Bloomberg reports that private equity firms are increasingly using tiered debt structures in restructuring deals, creating a class system that favors large lenders while pushing others to the back of the line with massive losses.


Why It Matters

  • Economic impact: This trend arrives as Donald Trump's tariff policies threaten to trigger more bankruptcies among PE-backed companies that often drive economic growth.

  • Market shift: The practice upends decades of debt-market norms where lenders were traditionally treated equally during corporate restructurings.

  • Rising costs: Borrowing costs could increase as lenders price in the added risks, creating another economic drag.


The Key Moves

  • Tiered debt: Companies like Tropicana are dividing loans into multiple ranks worth dramatically different values - first-tier debt might be worth 95 cents on the dollar while third-tier holders get just 30 cents.

  • Selective deals: PE firms and large asset managers form insider groups that get preferential treatment during "liability management exercises" (LMEs).

  • Legal exploitation: These restructurings exploit lax legal wording in loan agreements signed when money was cheap.


By The Numbers

  • Record activity: At least 33 companies with debt over $500 million conducted these transactions in the US last year.

  • Massive volume: Distressed-loan exchanges totaled $42.7 billion in 2024, jumping 150% from 2023.

  • Poor outcomes: Moody's estimates only half of distressed exchanges help businesses avoid defaulting again.


Key Players

  • PAI Partners: Tropicana's owner currently negotiating a three-tier debt structure

  • Clearlake Capital: Involved in multiple controversial LMEs, now attempting reputation repair with lenders

  • Large asset managers: Firms like Carlyle, Blackstone, and Pimco typically secure spots in the favored creditor groups


Key Quotes

  • Tuck Hardie, Houlihan Lokey: "There's definitely disparate treatment because of economic efforts to create tiers for large holders who tend to drive the transactions."

  • Lauren Basmadjian, Carlyle: "Size matters and size helps... You have to make sure you have the right expertise and you're forcing your way into the right group."

  • Scott Greenberg, Gibson Dunn: "They're the first call because they have the most risk on the table. As the big dogs, they'll get to eat first in these transactions by definition."

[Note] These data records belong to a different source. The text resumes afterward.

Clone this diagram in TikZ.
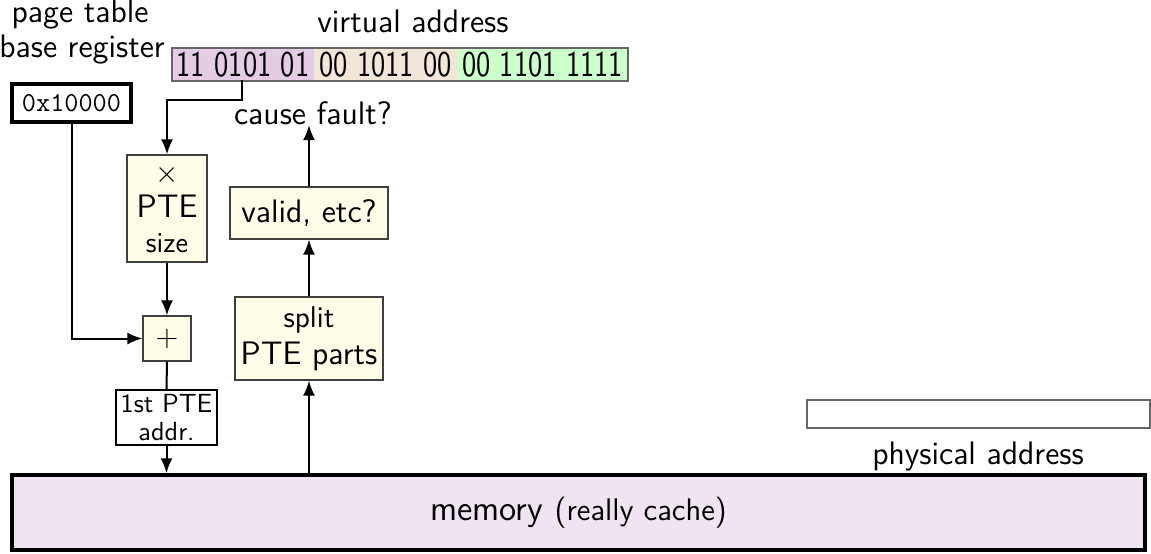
\documentclass[tikz,border=0pt]{standalone}
\usepackage{fontspec}
\usetikzlibrary{arrows.meta}
\definecolor{bitpurple}{RGB}{229,204,229}
\definecolor{bitbeige}{RGB}{242,230,217}
\definecolor{bitgreen}{RGB}{204,255,204}
\definecolor{memfill}{RGB}{240,228,242}
\definecolor{cream}{RGB}{255,252,232}
\begin{document}
\begin{tikzpicture}[x=0.4pt,y=-0.4pt,
  every node/.style={font=\sffamily\fontsize{13}{15}\selectfont},
  box/.style={draw=black!75, fill=cream, inner sep=0pt, line width=0.5pt},
  arr/.style={-{Latex[length=6pt,width=4.8pt]}, line width=0.8pt},
  ln/.style={line width=0.8pt},
  bits/.style={inner sep=0pt, anchor=north west, minimum height=32*0.4pt, font=\sffamily\fontsize{14.5}{15}\selectfont},
  txt/.style={inner sep=0pt}]
\useasboundingbox (0,0) rectangle (1151,553);
% labels
\node[txt] (ptl1) at (80,15) {page table};
\node[txt] (ptl2) at (82,50) {base register};
\node[txt] (val) at (413,21) {virtual address};
% VA bar
\node[bits, fill=bitpurple, minimum width=141*0.4pt] (b1) at (172,48) {\scalebox{0.8}[1]{11 0101 01}};
\node[bits, fill=bitbeige, minimum width=144*0.4pt] (b2) at (313,48) {\scalebox{0.8}[1]{00 1011 00}};
\node[bits, fill=bitgreen, minimum width=170*0.4pt] (b3) at (457,48) {\scalebox{0.8}[1]{00 1101 1111}};
\draw[black!60, line width=0.5pt] (b1.north west) rectangle (b3.south east);
% base register box
\node[draw=black, line width=1.4pt, fill=white, minimum width=119*0.4pt, minimum height=38*0.4pt, inner sep=0pt, font=\ttfamily\fontsize{11}{12}\selectfont] (ptbr) at (71.5,103) {0x10000};
% x PTE size
\node[box, minimum width=80*0.4pt, minimum height=107*0.4pt, align=center] (mul) at (167,208.5) {{\fontsize{12}{12}\selectfont$\times$}\\[-1pt]PTE\\[-1pt]{\fontsize{11.5}{12}\selectfont size}};
% plus
\node[box, minimum width=48*0.4pt, minimum height=45*0.4pt] (plus) at (167,338.5) {\fontsize{12.5}{13}\selectfont$+$};
% 1st PTE addr
\node[draw=black, fill=white, line width=0.8pt, minimum width=101*0.4pt, minimum height=55*0.4pt, inner sep=0pt, align=center, font=\sffamily\fontsize{10.5}{11.5}\selectfont] (addr) at (166.5,417.5) {1st PTE\\addr.};
% split
\node[box, minimum width=148*0.4pt, minimum height=83*0.4pt, align=center] (split) at (309,338.5) {{\fontsize{12}{14}\selectfont split}\\PTE parts};
% valid
\node[box, minimum width=158*0.4pt, minimum height=52*0.4pt] (valid) at (309,213) {valid, etc?};
% cause fault
\node[txt] (fault) at (313,113) {cause fault?};
% physical address
\node[draw=black!60, line width=0.5pt, fill=white, minimum width=343*0.4pt, minimum height=28*0.4pt, inner sep=0pt] (pa) at (978.5,414) {};
\node[txt] (pal) at (978,457) {physical address};
% memory
\node[draw=black, line width=1.4pt, fill=memfill, minimum width=1133*0.4pt, minimum height=75*0.4pt, inner sep=0pt, font=\sffamily\fontsize{14}{17}\selectfont] (mem) at (578.5,512.5) {memory {\fontsize{12.5}{14}\selectfont (really cache)}};
% connectors
\coordinate (vaTap) at (242,80);
\draw[arr] (vaTap) |- (167,100) -- (mul.north);
\draw[arr] (ptbr.south) |- (plus.west);
\draw[arr] (mul.south) -- (plus.north);
\draw[ln] (plus.south) -- (addr.north);
\draw[arr] (addr.south) -- (addr.south |- mem.north);
\draw[arr] (split.south |- mem.north) -- (split.south);
\draw[arr] (split.north) -- (valid.south);
\draw[arr] (valid.north) -- (valid.north |- fault.south);
\end{tikzpicture}
\end{document}
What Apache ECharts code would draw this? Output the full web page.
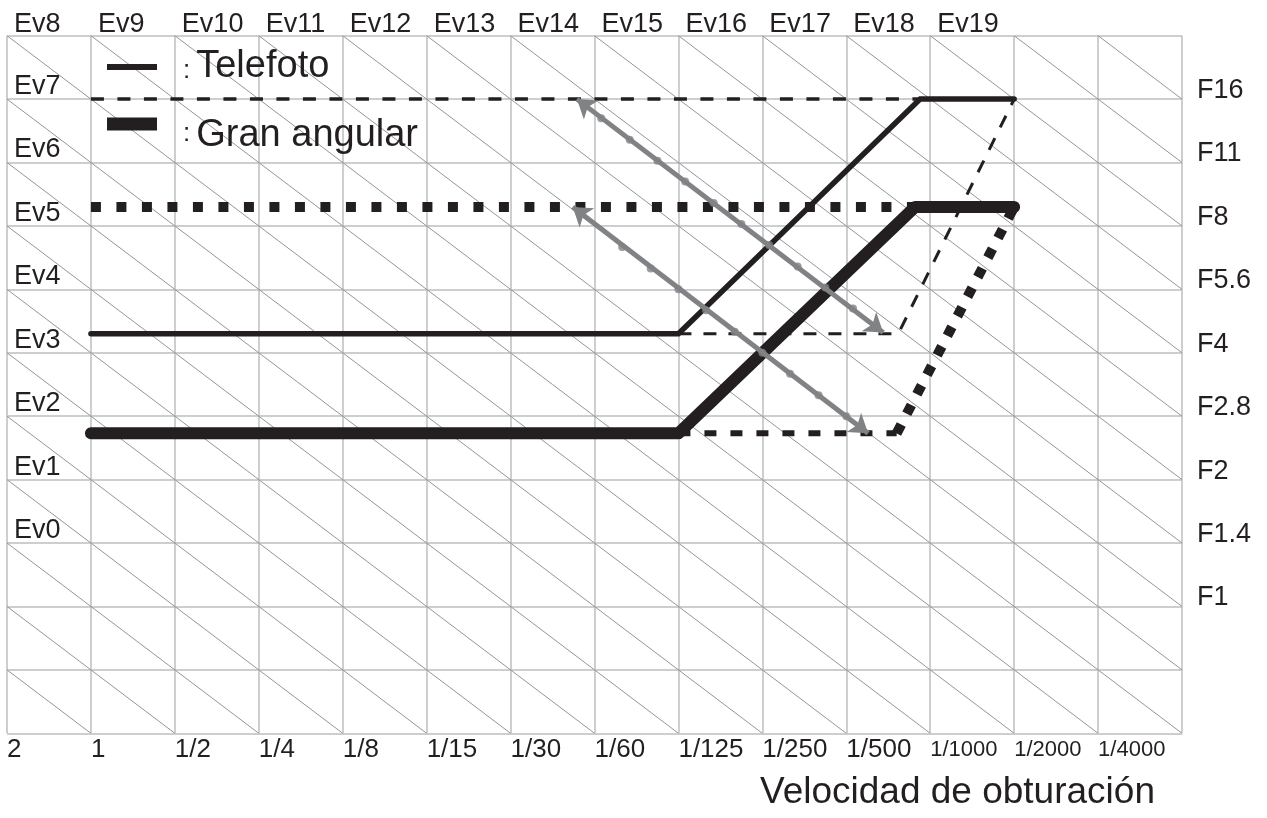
<!DOCTYPE html>
<html>
<head>
<meta charset="utf-8">
<title>Programa de exposición</title>
<script src="https://cdn.jsdelivr.net/npm/echarts@6.0.0/dist/echarts.min.js"></script>
<style>
  html, body { margin: 0; padding: 0; background: #fff; }
  #chart { width: 1267px; height: 818px; }
</style>
</head>
<body>
<div id="chart"></div>
<script>
// etiquetas, una por cada línea de la rejilla
const shutterLabels = ['2', '1', '1/2', '1/4', '1/8', '1/15', '1/30', '1/60', '1/125', '1/250', '1/500', '1/1000', '1/2000', '1/4000', ''];
const topEvLabels = ['Ev8', 'Ev9', 'Ev10', 'Ev11', 'Ev12', 'Ev13', 'Ev14', 'Ev15', 'Ev16', 'Ev17', 'Ev18', 'Ev19', '', '', ''];
const leftEvLabels = ['', '', '', 'Ev0', 'Ev1', 'Ev2', 'Ev3', 'Ev4', 'Ev5', 'Ev6', 'Ev7', ''];
const fLabels = ['', '', 'F1', 'F1.4', 'F2', 'F2.8', 'F4', 'F5.6', 'F8', 'F11', 'F16', ''];

// líneas de Ev constante (x + y = k)
const evDiagonals = [1, 2, 3, 4, 5, 6, 7, 8, 9, 10, 11, 12, 13, 14, 15, 16, 17, 18, 19, 20, 21, 22, 23, 24];

// [velocidad (paso), diafragma (paso)]
const teleSolid = [[1, 6.3], [8, 6.3], [10.88, 10], [12, 10]];
const teleDashTop = [[1, 10], [10.88, 10]];
const teleDashLow = [[8, 6.3], [10.62, 6.3], [12, 10]];
const wideSolid = [[1, 4.73], [8, 4.73], [10.82, 8.3], [12, 8.3]];
const wideDotTop = [[1, 8.3], [10.82, 8.3]];
const wideDotLow = [[8, 4.73], [10.6, 4.73]];
const wideDotRise = [[10.6, 4.73], [12, 8.3]];

// flechas de cambio de programa
const shiftArrowTele = [[6.79, 10], [10.44, 6.32]];
const shiftArrowWide = [[6.74, 8.3], [10.26, 4.73]];
const shiftDotsTele = [[7.08, 9.7], [7.42, 9.36], [7.75, 9.03], [8.08, 8.7], [8.42, 8.36], [8.75, 8.03], [9.08, 7.7], [9.42, 7.36], [9.75, 7.03], [10.08, 6.7]];
const shiftDotsWide = [[7.33, 7.67], [7.67, 7.33], [8.0, 7.0], [8.33, 6.67], [8.67, 6.33], [9.0, 6.0], [9.33, 5.67], [9.67, 5.33], [10.0, 5.0]];

const INK = '#231f20';
const GRAY = '#808285';
const FONT = '"Liberation Sans", Arial, sans-serif';

const chart = echarts.init(document.getElementById('chart'));

function legendRich(textPadTop, colonPadBottom) {
  return {
    c: { fontSize: 26, fontFamily: FONT, color: INK, verticalAlign: 'bottom', padding: [0, 6, colonPadBottom, 21] },
    t: { fontSize: 38, fontFamily: FONT, color: INK, verticalAlign: 'bottom', padding: [textPadTop, 0, 0, 0] }
  };
}

const option = {
  animation: false,
  backgroundColor: '#fff',
  textStyle: { fontFamily: FONT, color: INK },
  title: {
    text: 'Velocidad de obturación',
    left: 760,
    top: 774,
    padding: 0,
    textStyle: { fontFamily: FONT, fontSize: 37, fontWeight: 'normal', color: INK }
  },
  legend: [
    {
      data: [{ name: 'Telefoto', icon: 'rect' }],
      left: 107, top: 48, padding: 0,
      itemWidth: 50, itemHeight: 6,
      selectedMode: false,
      formatter: name => '{c|:}{t|' + name + '}',
      textStyle: { color: INK, rich: legendRich(0, 2) }
    },
    {
      data: [{ name: 'Gran angular', icon: 'rect' }],
      left: 107, top: 117, padding: 0,
      itemWidth: 50, itemHeight: 13,
      selectedMode: false,
      formatter: name => '{c|:}{t|' + name + '}',
      textStyle: { color: INK, rich: legendRich(24, 8) }
    }
  ],
  grid: { left: 7, right: 85, top: 35.7, bottom: 84.7, outerBoundsMode: 'none' },
  xAxis: [
    {
      type: 'value', position: 'bottom', min: 0, max: 14, interval: 1,
      axisLine: { show: false }, axisTick: { show: false },
      splitLine: { show: true, lineStyle: { color: '#bcbec0', width: 1.5 } },
      axisLabel: {
        show: true, showMinLabel: true, showMaxLabel: true,
        align: 'left', verticalAlign: 'top', margin: 4,
        fontSize: 26, color: INK, fontFamily: FONT,
        formatter: v => {
          const s = shutterLabels[Math.round(v)] || '';
          return s.length > 5 ? '{n|' + s + '}' : s;
        },
        rich: { n: { fontSize: 22, fontFamily: FONT, color: INK, padding: [2, 0, 0, 0] } }
      }
    },
    {
      type: 'value', position: 'top', min: 0, max: 14, interval: 1,
      axisLine: { show: false }, axisTick: { show: false }, splitLine: { show: false },
      axisLabel: {
        show: true, showMinLabel: true, showMaxLabel: true,
        align: 'left', verticalAlign: 'bottom', margin: -1, lineHeight: 25,
        padding: [0, 0, 0, 7],
        fontSize: 27, color: INK, fontFamily: FONT,
        formatter: v => topEvLabels[Math.round(v)] || ''
      }
    }
  ],
  yAxis: [
    {
      type: 'value', position: 'left', min: 0, max: 11, interval: 1,
      axisLine: { show: false }, axisTick: { show: false },
      splitLine: { show: true, lineStyle: { color: '#bcbec0', width: 1.5 } },
      axisLabel: {
        show: true, inside: true, showMinLabel: true, showMaxLabel: true,
        align: 'left', verticalAlign: 'bottom', margin: 7, lineHeight: 25,
        fontSize: 27, color: INK, fontFamily: FONT,
        formatter: v => leftEvLabels[Math.round(v)] || ''
      }
    },
    {
      type: 'value', position: 'right', min: 0, max: 11, interval: 1,
      axisLine: { show: false }, axisTick: { show: false }, splitLine: { show: false },
      axisLabel: {
        show: true, showMinLabel: true, showMaxLabel: true,
        align: 'left', verticalAlign: 'bottom', margin: 15, lineHeight: 17,
        fontSize: 27, color: INK, fontFamily: FONT,
        formatter: v => fLabels[Math.round(v)] || ''
      }
    }
  ],
  series: [
    {
      name: 'ev', type: 'lines', coordinateSystem: 'cartesian2d', silent: true, z: 1,
      symbol: 'none',
      lineStyle: { color: '#939598', width: 1, opacity: 1 },
      data: evDiagonals.map(k => {
        const c0 = Math.max(0, k - 11), c1 = Math.min(14, k);
        return { coords: [[c0, k - c0], [c1, k - c1]] };
      })
    },
    {
      name: 'Telefoto', type: 'line', data: teleSolid, symbol: 'none', z: 5,
      itemStyle: { color: INK },
      lineStyle: { color: INK, width: 5.5, cap: 'round', join: 'miter' }
    },
    {
      name: 'tele-dash-top', type: 'line', data: teleDashTop, symbol: 'none', z: 4,
      lineStyle: { color: INK, width: 3.5, type: [13, 13.5] }
    },
    {
      name: 'tele-dash-low', type: 'line', data: teleDashLow, symbol: 'none', z: 4,
      lineStyle: { color: INK, width: 3, type: [13, 12] }
    },
    {
      name: 'Gran angular', type: 'line', data: wideSolid, symbol: 'none', z: 5,
      itemStyle: { color: INK },
      lineStyle: { color: INK, width: 12, cap: 'round', join: 'round' }
    },
    {
      name: 'wide-dot-top', type: 'line', data: wideDotTop, symbol: 'none', z: 4,
      lineStyle: { color: INK, width: 10, type: [10, 15.5] }
    },
    {
      name: 'wide-dot-low', type: 'line', data: wideDotLow, symbol: 'none', z: 4,
      lineStyle: { color: INK, width: 6, type: [12, 14] }
    },
    {
      name: 'wide-dot-rise', type: 'line', data: wideDotRise, symbol: 'none', z: 4,
      lineStyle: { color: INK, width: 10, type: [10, 12] }
    },
    {
      name: 'shift', type: 'lines', coordinateSystem: 'cartesian2d', silent: true, z: 8,
      symbol: ['arrow', 'arrow'], symbolSize: 18,
      lineStyle: { color: GRAY, width: 5, opacity: 1 },
      data: [{ coords: shiftArrowTele }, { coords: shiftArrowWide }]
    },
    {
      name: 'shift-dots', type: 'scatter', silent: true, z: 9,
      symbol: 'circle', symbolSize: 8,
      itemStyle: { color: GRAY },
      data: shiftDotsTele.concat(shiftDotsWide)
    }
  ]
};

chart.setOption(option);
</script>
</body>
</html>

  • Michael Handler, King & Spalding: "There may not be liquidity post the LME transaction [for lower-ranked debt]. It could become a highly speculative piece of paper."


The Wrap

As more lenders grow weary of these tactics, some are starting to pushback by refusing unfavorable terms and forming minority groups to fight for better treatment. However, the massive capital in private markets means PE firms still hold significant leverage in these increasingly contentious debt standoffs.